«Первой ехидно засмеялась женщина, немолодая, с убеленными сединой волосами и в шляпке с козырьком; на шляпке было еще нечто вроде прозрачной вуали, серой, если я не ошибаюсь, и я посмотрел на улицу, где я родился, и почувствовал себя вдруг таким измученным и таким несчастным, что был готов проклясть даже небо».
Все это доверил епископ своему дневнику, который годами пылился на полке в архиве города.
Для доктора Халлума все стало гораздо яснее. Он назвал свой случай трудным, но объяснимым. Он всегда выступал в роли интерпретатора чужих драм, был в некотором роде актером, теперь же он сам участвовал в драме, пусть не по своей воле, но теперь он сам стал участником, и это причиняло невыносимую боль.
Собственно, он давно уже заметил, что говорил о своих пациентах как о чем-то постороннем, о внешнем мире, который отныне стал его внутренним, и разница между двумя мирами поразительно сужалась и принимала угрожающий вид. «Я, конечно, могу назвать это обычным переутомлением», — объяснил он, когда они сидели вечером в саду и пили английский чай. Он был взбудоражен, признался он, после того, как допил чай, весьма неохотно поддался на уговоры идти домой спать. Пошатываясь, он брел по дороге, посыпанной гравием. Пошатываясь, поднялся по лестнице. Старался держаться прямо, когда шел по пустым комнатам, темным коридорам с портретами и вверх по лестнице в спальню. Она снилась ему. В этом он тоже признался. Ему снились ее волосы, плечи и рот. Больше всего рот. Он проснулся, улыбаясь.
Он вспомнил тот день, когда они вдвоем шли по улице, улице его детства, и пальцы Марен сплелись с его пальцами, и старые липы отражались в сетчатке глаз, и дух захватывало, когда он смотрел на нее. В нем все пело и ликовало, горевало и страдало. От внезапности нахлынувших чувств. От раздиравшей его противоречивости. Он испугался своего состояния, напоминавшего ему состояние его больных, поведение которых он постоянно фиксировал в бесстрастных отчетах.
Теперь он почувствовал, как его жизнь вмиг переменилась, наполнилась чем-то несказанно радостным и благостным, что не имело никакого отношения ни к клинике, ни к болезням, и он вспомнил, как крепко держал ее пальцы, ни на секунду не отпуская. Надеялся, что так будет длиться вечно, но дорога от «Дома для умалишенных» до причала заняла всего лишь пятнадцать минут. Он нехотя выпустил пальцы Марен («навсегда», пробормотал он про себя) и устыдился того, что вдруг расчувствовался до романтической нежности и грусти, одиночества и сомнения… Однако на душе было все же легко и светло.

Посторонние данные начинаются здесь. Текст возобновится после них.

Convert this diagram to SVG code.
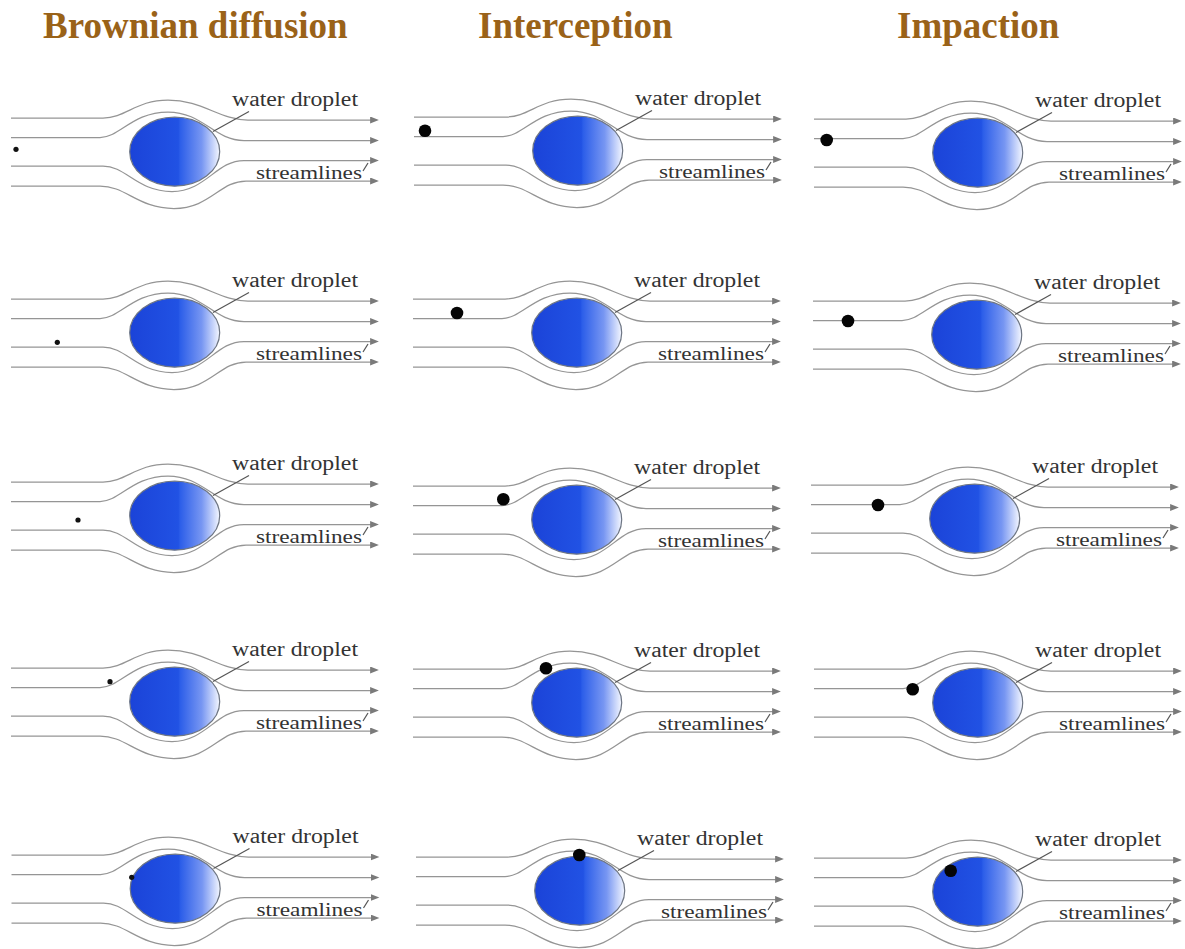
<svg xmlns="http://www.w3.org/2000/svg" width="1185" height="949" viewBox="0 0 1185 949">
  <style>
    .title { font-family: "Liberation Serif", "Times New Roman", serif; font-weight: bold; font-size: 37px; fill: #9a6218; }
    .label { font-family: "Liberation Serif", "Times New Roman", serif; fill: #333333; }
    .stream { fill: none; stroke: #959595; stroke-width: 1.25; }
    .leader { fill: none; stroke: #555555; stroke-width: 1.2; }
    .small { fill: #111; }
    .big { fill: #050505; }
  </style>
  <defs>
    <marker id="arrow" viewBox="0 0 10 8" refX="1" refY="4" markerWidth="9" markerHeight="7" markerUnits="userSpaceOnUse" orient="auto">
      <path d="M0,0 L10,4 L0,8 z" fill="#7a7a7a"/>
    </marker>
    <linearGradient id="dropFill" x1="0" y1="0" x2="1" y2="0">
      <stop offset="0" stop-color="#1b43d8"/>
      <stop offset="0.54" stop-color="#2152e4"/>
      <stop offset="0.56" stop-color="#2c5ee9"/>
      <stop offset="0.8" stop-color="#7796f2"/>
      <stop offset="1" stop-color="#f4f7ff"/>
    </linearGradient>
    <!-- one flow cell: droplet, four streamlines, labels -->
    <g id="panel">
      <g class="streamlines">
        <path class="stream" marker-end="url(#arrow)" d="M11,118 L103,118 C126,118 136,100 168,100 C202,100 220,120 248,120 L371,120"/>
        <path class="stream" marker-end="url(#arrow)" d="M11,137.5 L100,137.5 C120,137.5 132,112 168,112 C203,112 214,140.5 244,140.5 L371,140.5"/>
        <path class="stream" marker-end="url(#arrow)" d="M11,166 L103,166 C126,166 137,191.5 172,191.5 C206,191.5 216,160.5 244,160.5 L371,160.5"/>
        <path class="stream" marker-end="url(#arrow)" d="M11,186 L100,186 C126,186 138,208.5 174,208.5 C210,208.5 220,181 246,181 L371,181"/>
      </g>
      <ellipse cx="174.7" cy="151.7" rx="45" ry="34.5" fill="url(#dropFill)" stroke="#6e7684" stroke-width="1.2"/>
      <path class="leader" d="M213,131.5 L249,111.5"/>
      <path class="leader" d="M363,171 L368,163"/>
      <text class="label" x="232" y="106" font-size="20.5" textLength="126" lengthAdjust="spacingAndGlyphs">water droplet</text>
      <text class="label" x="256" y="179" font-size="19" textLength="106" lengthAdjust="spacingAndGlyphs">streamlines</text>
    </g>
  </defs>

  <rect width="1185" height="949" fill="#ffffff"/>

  <g id="titles">
    <text class="title" x="43" y="38">Brownian diffusion</text>
    <text class="title" x="478" y="38">Interception</text>
    <text class="title" x="897" y="38">Impaction</text>
  </g>

  <!-- Brownian diffusion column -->
  <g id="brownian-1"><use href="#panel" transform="translate(0,0)"/><circle class="small" cx="16" cy="149.3" r="2.6"/></g>
  <g id="brownian-2"><use href="#panel" transform="translate(0,181)"/><circle class="small" cx="57.3" cy="342.3" r="2.6"/></g>
  <g id="brownian-3"><use href="#panel" transform="translate(0,364)"/><circle class="small" cx="78" cy="520" r="2.6"/></g>
  <g id="brownian-4"><use href="#panel" transform="translate(0,550)"/><circle class="small" cx="110" cy="681.7" r="2.6"/></g>
  <g id="brownian-5"><use href="#panel" transform="translate(0.5,737)"/><circle class="small" cx="131.7" cy="877.3" r="2.6"/></g>

  <!-- Interception column -->
  <g id="interception-1"><use href="#panel" transform="translate(403,-1)"/><circle class="big" cx="425" cy="130.7" r="6.3"/></g>
  <g id="interception-2"><use href="#panel" transform="translate(402,181)"/><circle class="big" cx="457" cy="313" r="6.3"/></g>
  <g id="interception-3"><use href="#panel" transform="translate(402,368)"/><circle class="big" cx="503.3" cy="499.3" r="6.3"/></g>
  <g id="interception-4"><use href="#panel" transform="translate(402,551)"/><circle class="big" cx="546" cy="668.3" r="6.3"/></g>
  <g id="interception-5"><use href="#panel" transform="translate(405,739)"/><circle class="big" cx="579.3" cy="855" r="6.3"/></g>

  <!-- Impaction column -->
  <g id="impaction-1"><use href="#panel" transform="translate(803,1)"/><circle class="big" cx="826.7" cy="140" r="6.3"/></g>
  <g id="impaction-2"><use href="#panel" transform="translate(802,183)"/><circle class="big" cx="848" cy="321" r="6.3"/></g>
  <g id="impaction-3"><use href="#panel" transform="translate(800,367)"/><circle class="big" cx="878" cy="505" r="6.3"/></g>
  <g id="impaction-4"><use href="#panel" transform="translate(803,551)"/><circle class="big" cx="912.7" cy="689.3" r="6.3"/></g>
  <g id="impaction-5"><use href="#panel" transform="translate(803,740)"/><circle class="big" cx="950.7" cy="870.7" r="6.3"/></g>
</svg>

— Помоги мне с галстуком, — сказал он. — Жара. Я никогда не выхожу в такую жару.
Марен засмеялась. Она смеялась так, что он понял — она разгадала его уловку.
Она осторожно расстегнула булавку на галстуке, заложила ее в нагрудный карман позади носового платка, потом развязала узел и указательным пальцем, тонким, нежным и крепким, так что он весь вздрогнул, этим пальцем она медленно-медленно провела вдоль воротника рубашки, от шеи к затылку, два раза она это сделала, припомнил он, и он стоял, как вкопанный, так что Марен удивленно подняла к нему лицо. И когда она увидела его лицо, она впервые поняла, что крыши домов в городе накалены до предела. Доктор Халлум не любил особенно долго находиться на солнце, но теперь он стоял и неотрывно смотрел на плечи Марен, и, когда он это делал, признался он своему другу епископу, было ощущение, словно внутри у него все переворачивалось в направлении к чистому и мудрому, словно печень, сердце, селезенка и желчный пузырь были хорошенько промыты с мылом и прополосканы. «Я стоял не двигаясь и был взбудоражен. В горле пересохло, и я уверял себя, что взмок от жары. Но ее мне было не обмануть».
Когда он снова увидел ее лицо, прямо в сиянии солнца, на фоне серо-черного обшарпанного причала, он уже собирался сказать ей нечто, но она опередила его, внезапным рывком прижавшись щекой к его плечу, и сделала это таким образом, что он понял: так нужно, так было необходимо. Ему не оставалось ничего делать, как стоять и молчать. Она разгадала его намерение, и он понял, что она делала все, и когда сплетала свои пальцы с его пальцами, и когда развязала узел на галстуке, чтобы помочь ему погасить возникшее чувство.
«Она дала мне знать, что я не должен делать глупости, — пояснил он епископу. — Кроме того, она знала, что я, если в таком моем состоянии еще и выпью, то непременно окажусь рано или поздно перед ее домом и буду ломиться к ней в дверь. Буду умолять ее впустить меня. Она предчувствовала это. Не понимаю, как такое могло произойти».